Both the Centers for Disease Control (CDC) and the Pennsylvania Department of Education (PDE) recently published guidance for schools to consider when reopening in the fall.
These guidelines, which were released on May 19 (CDC) and June 3 (PDE), suggest ways that districts can reduce the risk of COVID-19 outbreaks in their schools and protect the safety of students, staff, and their families.
Contrary to some misinformation that was spread on social media, schools will not be required to follow these guidelines but are encouraged to do what is “feasible, practical, acceptable, and tailored to the needs of the community” for each school.
Most of these strategies involve encouraging or mandating students and staff to follow the guidelines the CDC set for everyone, such as proper hand-washing, staying home when sick or coming in contact with someone who is sick, covering coughs and sneezes, and limiting physical contact with others.
However, some strategies, such as requiring students to wear masks or remaining six feet apart, will be challenging to implement, according to Cornwall-Lebanon School District superintendent Dr. Phillip Domencic.
“I think it would very difficult to enforce [mask-wearing],” he said. “I think that could be very challenging in a school environment, especially given the age of students.”
Domencic also does not think that any classroom in CLSD would be able to accommodate keeping students six or more feet apart, in accordance with CDC guidelines. However, he does think there are other ways, such as utilizing desk layouts and increasing cleaning protocols in large-congregation areas, to decrease the risk of students contracting or spreading COVID-19.
“My thoughts are that there are certainly going to be challenges as we try to return to school,” said Domencic. “However, we also know that, in our communication with students, parents, families and our communities, we need to return to school.
“We need to figure out a way to do this.”
CLSD is currently in the early stages of planning for the 2020-2021 school year because, like most other school districts, they only recently completed the 2019-2020 school year.
“Everything that we’re talking about here, this is in the pre-development stage,” said Domencic. “All school districts are just developing these things now. These things … are not set in stone yet, by any means.”
CLSD is continually referring to CDC and PDE guidelines as they plan for what the fall will look like for schools in the district.
“We have reviewed [the guidelines] and we are continuing to do so,” said Domencic. “We really have to devote our time and energy [to] making sure that our high-risk populations are protected as great as possible and really focusing in and honing in on that.
“There are a lot of things to consider for what the fall will be.”
In addition to the safety of their students and staff, CLSD will also take into consideration the effects their efforts to slow the COVID-19 spread will have on the sense of community within the district.
“While we absolutely need to do things to mitigate the spread of COVID-19, we also have to make sure that our school environments have a healthy school culture and that sense of community so that we can continue our mission of how we make learning productive for our students,” said Domencic. “We have to make sure that the same things we are doing don’t eliminate our ability to do what we do.
“That’s going to be one of the big considerations we’re going to have to have with all of our plans.”
Throughout the decision-making process, CLSD also plans to get input from parents.
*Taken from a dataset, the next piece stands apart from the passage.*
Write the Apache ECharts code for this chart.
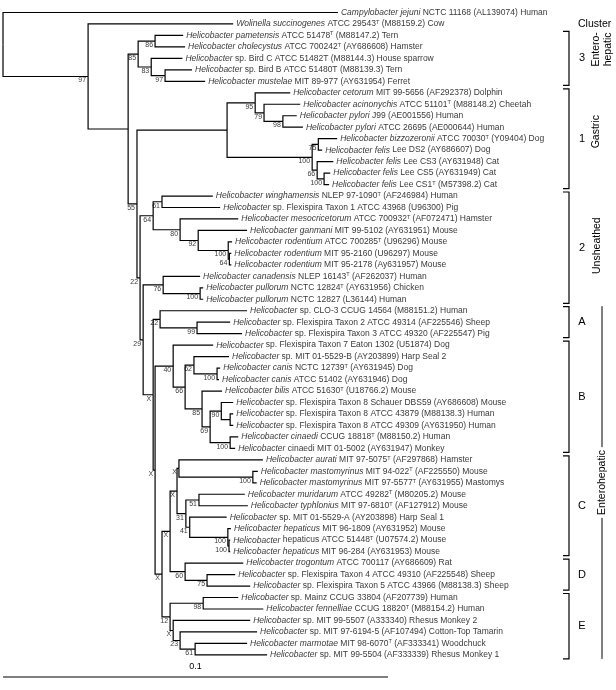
<!DOCTYPE html>
<html>
<head>
<meta charset="utf-8">
<script src="https://cdn.jsdelivr.net/npm/echarts@6/dist/echarts.min.js"></script>
<style>
html, body { margin: 0; padding: 0; background: #fff; }
#chart { width: 616px; height: 690px; }
</style>
</head>
<body>
<div id="chart"></div>
<script>
// leaf labels top to bottom, *..* = italic, ^T = type strain
var leafNames = [
    '*Campylobacter jejuni* NCTC 11168 (AL139074) Human',
    '*Wolinella succinogenes* ATCC 29543^T (M88159.2) Cow',
    '*Helicobacter pametensis* ATCC 51478^T (M88147.2) Tern',
    '*Helicobacter cholecystus* ATCC 700242^T (AY686608) Hamster',
    '*Helicobacter* sp. Bird C ATCC 51482T (M88144.3) House sparrow',
    '*Helicobacter* sp. Bird B ATCC 51480T (M88139.3) Tern',
    '*Helicobacter mustelae* MIT 89-977 (AY631954) Ferret',
    '*Helicobacter cetorum* MIT 99-5656 (AF292378) Dolphin',
    '*Helicobacter acinonychis* ATCC 51101^T (M88148.2) Cheetah',
    '*Helicobacter pylori* J99 (AE001556) Human',
    '*Helicobacter pylori* ATCC 26695 (AE000644) Human',
    '*Helicobacter bizzozeronii* ATCC 70030^T (Y09404) Dog',
    '*Helicobacter felis* Lee DS2 (AY686607) Dog',
    '*Helicobacter felis* Lee CS3 (AY631948) Cat',
    '*Helicobacter felis* Lee CS5 (AY631949) Cat',
    '*Helicobacter felis* Lee CS1^T (M57398.2) Cat',
    '*Helicobacter winghamensis* NLEP 97-1090^T (AF246984) Human',
    '*Helicobacter* sp. Flexispira Taxon 1 ATCC 43968 (U96300) Pig',
    '*Helicobacter mesocricetorum* ATCC 700932^T (AF072471) Hamster',
    '*Helicobacter ganmani* MIT 99-5102 (AY631951) Mouse',
    '*Helicobacter rodentium* ATCC 700285^T (U96296) Mouse',
    '*Helicobacter rodentium* MIT 95-2160 (U96297) Mouse',
    '*Helicobacter rodentium* MIT 95-2178 (Ay631957) Mouse',
    '*Helicobacter canadensis* NLEP 16143^T (AF262037) Human',
    '*Helicobacter pullorum* NCTC 12824^T (AY631956) Chicken',
    '*Helicobacter pullorum* NCTC 12827 (L36144) Human',
    '*Helicobacter* sp. CLO-3 CCUG 14564 (M88151.2) Human',
    '*Helicobacter* sp. Flexispira Taxon 2 ATCC 49314 (AF225546) Sheep',
    '*Helicobacter* sp. Flexispira Taxon 3 ATCC 49320 (AF225547) Pig',
    '*Helicobacter* sp. Flexispira Taxon 7 Eaton 1302 (U51874) Dog',
    '*Helicobacter* sp. MIT 01-5529-B (AY203899) Harp Seal 2',
    '*Helicobacter canis* NCTC 12739^T (AY631945) Dog',
    '*Helicobacter canis* ATCC 51402 (AY631946) Dog',
    '*Helicobacter bilis* ATCC 51630^T (U18766.2) Mouse',
    '*Helicobacter* sp. Flexispira Taxon 8 Schauer DBS59 (AY686608) Mouse',
    '*Helicobacter* sp. Flexispira Taxon 8 ATCC 43879 (M88138.3) Human',
    '*Helicobacter* sp. Flexispira Taxon 8 ATCC 49309 (AY631950) Human',
    '*Helicobacter cinaedi* CCUG 18818^T (M88150.2) Human',
    '*Helicobacter* cinaedi MIT 01-5002 (AY631947) Monkey',
    '*Helicobacter aurati* MIT 97-5075^T (AF297868) Hamster',
    '*Helicobacter mastomyrinus* MIT 94-022^T (AF225550) Mouse',
    '*Helicobacter mastomyrinus* MIT 97-5577^T (AY631955) Mastomys',
    '*Helicobacter muridarum* ATCC 49282^T (M80205.2) Mouse',
    '*Helicobacter typhlonius* MIT 97-6810^T (AF127912) Mouse',
    '*Helicobacter* sp. MIT 01-5529-A (AY203898) Harp Seal 1',
    '*Helicobacter hepaticus* MIT 96-1809 (AY631952) Mouse',
    '*Helicobacter* hepaticus ATCC 51448^T (U07574.2) Mouse',
    '*Helicobacter hepaticus* MIT 96-284 (AY631953) Mouse',
    '*Helicobacter trogontum* ATCC 700117 (AY686609) Rat',
    '*Helicobacter* sp. Flexispira Taxon 4 ATCC 49310 (AF225548) Sheep',
    '*Helicobacter* sp. Flexispira Taxon 5 ATCC 43966 (M88138.3) Sheep',
    '*Helicobacter* sp. Mainz CCUG 33804 (AF207739) Human',
    '*Helicobacter fennelliae* CCUG 18820^T (M88154.2) Human',
    '*Helicobacter* sp. MIT 99-5507 (A333340) Rhesus Monkey 2',
    '*Helicobacter* sp. MIT 97-6194-5 (AF107494) Cotton-Top Tamarin',
    '*Helicobacter marmotae* MIT 98-6070^T (AF333341) Woodchuck',
    '*Helicobacter* sp. MIT 99-5504 (AF333339) Rhesus Monkey 1'
];

// newick, leaves = row number above, lengths in substitutions/site, labels = bootstrap
var treeNewick =
    '(0:0.0870,(1:0.0377,(((2:0.0073,3:0.0078)86:0.0044,(4:0.0081,(5:0.0070,6:0.0104)97:0.0036)83:0.0034)85:0.0026,' +
    '(((7:0.0091,(8:0.0094,(9:0.0036,10:0.0052)98:0.0049)79:0.0023)95:0.0073,' +
    '((11:0.0049,12:0.0010)75:0.0016,(13:0.0042,(14:0.0016,15:0.0013)100:0.0018)66:0.0013)100:0.0221):0.0234,' +
    '(((16:0.0132,17:0.0151)61:0.0023,(18:0.0151,(19:0.0127,(20:0.0010,(21:0.0005,22:0.0005)64:0.0003)100:0.0078)92:0.0047)80:0.0070)64:0.0034,' +
    '((23:0.0096,(24:0.0008,25:0.0008)100:0.0096)76:0.0052,' +
    '((26:0.0226,(27:0.0086,28:0.0117)99:0.0096)22:0.0018,' +
    '((29:0.0104,((30:0.0091,(31:0.0008,32:0.0005)100:0.0060)62:0.0023,' +
    '(33:0.0052,((34:0.0031,(35:0.0008,36:0.0008):0.0023)90:0.0029,(37:0.0021,38:0.0013)100:0.0052)69:0.0021)85:0.0044)66:0.0031)40:0.0047,' +
    '((((39:0.0218,(40:0.0013,41:0.0010)100:0.0192)X:0.0005,' +
    '((42:0.0119,43:0.0127)51:0.0034,(44:0.0096,(45:0.0008,(46:0.0003,47:0.0003)100:0.0003)100:0.0099)41:0.0010)31:0.0023)X:0.0018,' +
    '(48:0.0151,(49:0.0073,50:0.0112)75:0.0057)60:0.0039)X:0.0021,' +
    '((51:0.0091,52:0.0156)98:0.0086,(53:0.0200,(54:0.0200,(55:0.0135,56:0.0187)61:0.0039)23:0.0018)X:0.0008)12:0.0021)X:0.0018' +
    ')X:0.0005)X:0.0026)29:0.0008)22:0.0008)55:0.0023):0.0104)97:0.0221)';

var clusterNames = ['3', '1', '2', 'A', 'B', 'C', 'D', 'E'];
var clusterFirst = [2, 7, 16, 26, 29, 39, 48, 51];
var clusterLast = [6, 15, 25, 28, 38, 47, 50, 56];
var clusterGroups = ['Entero-\nhepatic', 'Gastric', 'Unsheathed', '', '', '', '', ''];
var superGroup = ['Enterohepatic', 26, 56];
var scaleBar = [0, 0.1];
var scaleText = '0.1';

// layout constants (px)
var FONT = 'Liberation Sans, Arial, sans-serif';
var INK = '#000';
var BRACKET_X = 569, NUM_X = 582, SUPER_X = 602;
var GROUP_X = [602, 596, 597];
var GROUP_DY = [-9, -7, -2];
var SCALE_ROW = 57.93;

function parseNewick(s) {
    s = s.replace(/\s+/g, '');
    var i = 0;
    function node() {
        var n = { children: [] };
        if (s[i] === '(') {
            i++;
            n.children.push(node());
            while (s[i] === ',') { i++; n.children.push(node()); }
            i++;
        }
        var lab = '';
        while (i < s.length && ':,);'.indexOf(s[i]) < 0) lab += s[i++];
        n.label = lab;
        n.len = 0;
        if (s[i] === ':') {
            i++;
            var num = '';
            while (i < s.length && ',);'.indexOf(s[i]) < 0) num += s[i++];
            n.len = parseFloat(num);
        }
        return n;
    }
    return node();
}

var edges = [], tips = [], support = [];
function layout(n, x) {
    n.x = x + n.len;
    if (!n.children.length) {
        n.y = parseInt(n.label, 10);
        tips.push([n.x, n.y, n.y]);
        return;
    }
    n.children.forEach(function (c) { layout(c, n.x); });
    n.y = (n.children[0].y + n.children[n.children.length - 1].y) / 2;
    n.children.forEach(function (c) { edges.push([n.x, n.y, c.x, c.y]); });
    if (n.label) support.push([n.x, n.y, n.label]);
}
var root = parseNewick(treeNewick);
layout(root, 0);

function toRich(s) {
    return s.replace(/\*([^*]+)\*/g, '{i|$1}').replace(/\^T/g, '{s|T}');
}

var chart = echarts.init(document.getElementById('chart'));
chart.setOption({
    animation: false,
    backgroundColor: '#fff',
    title: {
        text: 'Cluster',
        left: 573,
        top: 14,
        textStyle: { fontFamily: FONT, fontSize: 10.5, fontWeight: 'normal', color: INK }
    },
    grid: { left: 0, right: 0, top: 12.5, bottom: 12.2 },
    xAxis: { type: 'value', min: -0.00078, max: 0.15922, show: false },
    yAxis: { type: 'value', min: 0, max: 58, inverse: true, show: false },
    series: [
        {
            type: 'custom',
            data: edges,
            clip: false,
            renderItem: function (params, api) {
                var a = api.coord([api.value(0), api.value(1)]);
                var b = api.coord([api.value(0), api.value(3)]);
                var c = api.coord([api.value(2), api.value(3)]);
                return {
                    type: 'polyline',
                    shape: { points: [a, b, c] },
                    style: { stroke: INK, lineWidth: 1.2, fill: null }
                };
            }
        },
        {
            type: 'scatter',
            data: tips,
            symbolSize: 0,
            label: {
                show: true,
                position: 'right',
                distance: 3,
                fontFamily: FONT,
                fontSize: 8.5,
                color: INK,
                formatter: function (p) { return toRich(leafNames[p.value[2]]); },
                rich: {
                    i: { fontStyle: 'italic', fontFamily: FONT, fontSize: 8.5, color: INK },
                    s: { fontFamily: FONT, fontSize: 5.5, color: INK, verticalAlign: 'top', lineHeight: 9 }
                }
            }
        },
        {
            type: 'scatter',
            data: support,
            symbolSize: 0,
            label: {
                show: true,
                position: 'left',
                distance: 2,
                offset: [0, 4],
                fontFamily: FONT,
                fontSize: 7,
                color: INK,
                formatter: function (p) { return p.value[2]; }
            }
        },
        {
            type: 'custom',
            clip: false,
            data: clusterNames.map(function (n, k) { return [0, clusterFirst[k], clusterLast[k], k]; }),
            renderItem: function (params, api) {
                var k = api.value(3);
                var top = api.coord([0, api.value(1) - 0.35])[1];
                var bot = api.coord([0, api.value(2) + 0.35])[1];
                var mid = (top + bot) / 2;
                var kids = [
                    {
                        type: 'polyline',
                        shape: { points: [[BRACKET_X - 6, top], [BRACKET_X, top], [BRACKET_X, bot], [BRACKET_X - 6, bot]] },
                        style: { stroke: INK, lineWidth: 1.2, fill: null }
                    },
                    {
                        type: 'text',
                        x: NUM_X, y: mid,
                        style: { text: clusterNames[k], fontFamily: FONT, fontSize: 11, fill: INK, align: 'center', verticalAlign: 'middle' }
                    }
                ];
                if (clusterGroups[k]) {
                    kids.push({
                        type: 'text',
                        x: GROUP_X[k], y: mid + GROUP_DY[k],
                        rotation: Math.PI / 2,
                        style: { text: clusterGroups[k], fontFamily: FONT, fontSize: 10.5, lineHeight: 11.5, fill: INK, align: 'center', verticalAlign: 'middle' }
                    });
                }
                return { type: 'group', children: kids };
            }
        },
        {
            type: 'custom',
            clip: false,
            data: [[0, superGroup[1], superGroup[2]]],
            renderItem: function (params, api) {
                var top = api.coord([0, api.value(1) - 0.4])[1];
                var bot = api.coord([0, api.value(2) + 0.35])[1];
                return {
                    type: 'group',
                    children: [
                        { type: 'line', shape: { x1: SUPER_X, y1: top, x2: SUPER_X, y2: bot }, style: { stroke: INK, lineWidth: 1 } },
                        {
                            type: 'text', x: SUPER_X, y: (top + bot) / 2, rotation: Math.PI / 2,
                            style: { text: superGroup[0], fontFamily: FONT, fontSize: 10.5, fill: INK, align: 'center', verticalAlign: 'middle', backgroundColor: '#fff', padding: [0, 3] }
                        }
                    ]
                };
            }
        },
        {
            type: 'custom',
            clip: false,
            data: [[scaleBar[0], SCALE_ROW, scaleBar[1]]],
            renderItem: function (params, api) {
                var a = api.coord([api.value(0), api.value(1)]);
                var b = api.coord([api.value(2), api.value(1)]);
                return {
                    type: 'group',
                    children: [
                        { type: 'line', shape: { x1: a[0], y1: a[1], x2: b[0], y2: b[1] }, style: { stroke: INK, lineWidth: 1.2 } },
                        { type: 'text', x: (a[0] + b[0]) / 2, y: a[1] - 10, style: { text: scaleText, fontFamily: FONT, fontSize: 9, fill: INK, align: 'center', verticalAlign: 'middle' } }
                    ]
                };
            }
        }
    ]
});
</script>
</body>
</html>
They recently conducted a survey with parents in the district and, while the responses are still being reviewed, the vast majority of parents who responded were in favor of sending their children back to school this fall.
As of now, CLSD plans on welcoming their student and staff back to school on Aug. 31 if it is safe for them to do so.
“Our commitment to returning to school is because we believe that this is the best way that we can take care of our students and our community,” said Domencic. “I commend everyone, our students, our parents, our teachers, everybody that rose to the occasion of this challenge that we had over the past few months.
“It was difficult, we know, for everybody. But we also have committed to getting back to our schedules and our regular routines because it’s the best way we can serve our students and our community.”
Note: LebTown reached out to several school districts in Lebanon County for this article, but was only able to secure comment from CLSD. Watch for additional coverage on this topic in the near future.